Simply, the market and trading/investing will be much more stressful and require more study than had you gone to school. Thus, you must become a student of the market that will require learning, memorization and self-explanations...more than any school will require.
There's a motivation aspect that is very dependent on the subject at hand. My school system (Québec, Canada) has failed me as well, and I was out after one year of college for lack of interest in the mandatory subjects and the way they were handled. I can and do, however, gladly spend 80-hour weeks on subjects for which I am passionate (software engineering being one, trading being another).
I realize that's in essence what @d08 and @zenon12 already mentioned, so I guess this is more of a "me too".
whether one likes authority
That's a very good point. I've been an entrepreneur since 1996 and the handful of times where I tried truly working "under" someone weren't pleasant experiences for me, so I ended up earning less on my own to keep that freedom to choose and manage my own projects.
Markets are WAY different now. I don't follow Zanger, but from what others have said on here, he might have been a one hit wonder.

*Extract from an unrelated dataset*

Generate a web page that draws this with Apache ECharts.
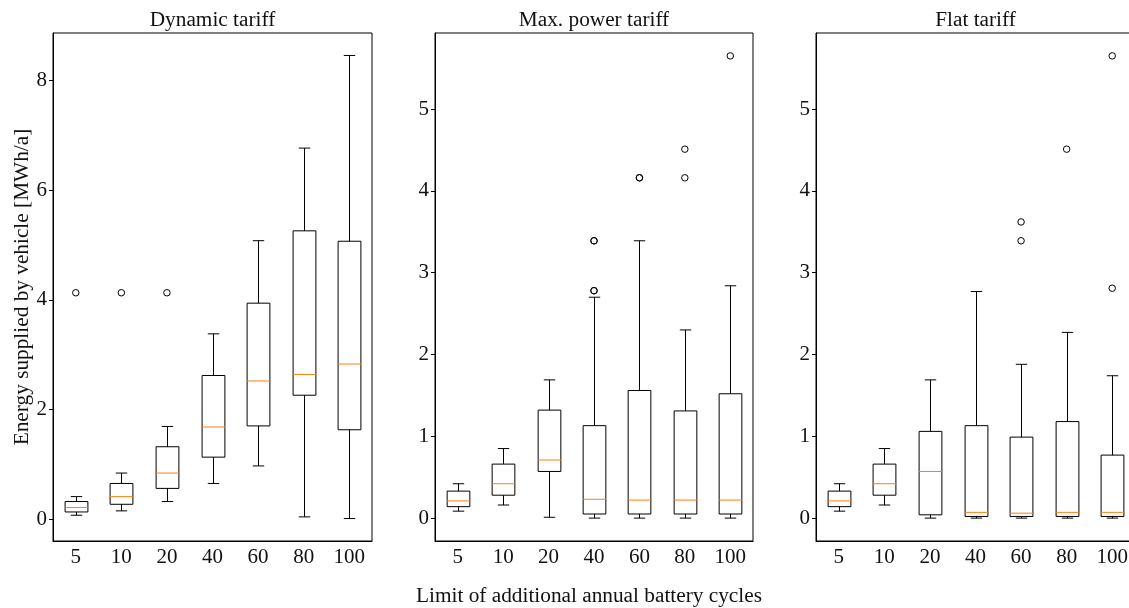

Ah but that's the age-old saying: "everything's completely different now". We hear that with every new generation, and I'm not even talking about trading per se. Politicians idealize the world as they saw it when they were 5 years old (and it's funny to hear the same argument from 40-year-olds and 80-year-olds), when they were protected by their parents and had no worries, right now traders from the 80's-90's say the algos screwed everything up... Fact is, there'll always be people with the right mindset at the right time to succeed, so just because we can't make heads or tails of a changing world doesn't mean nobody else (probably younger) will.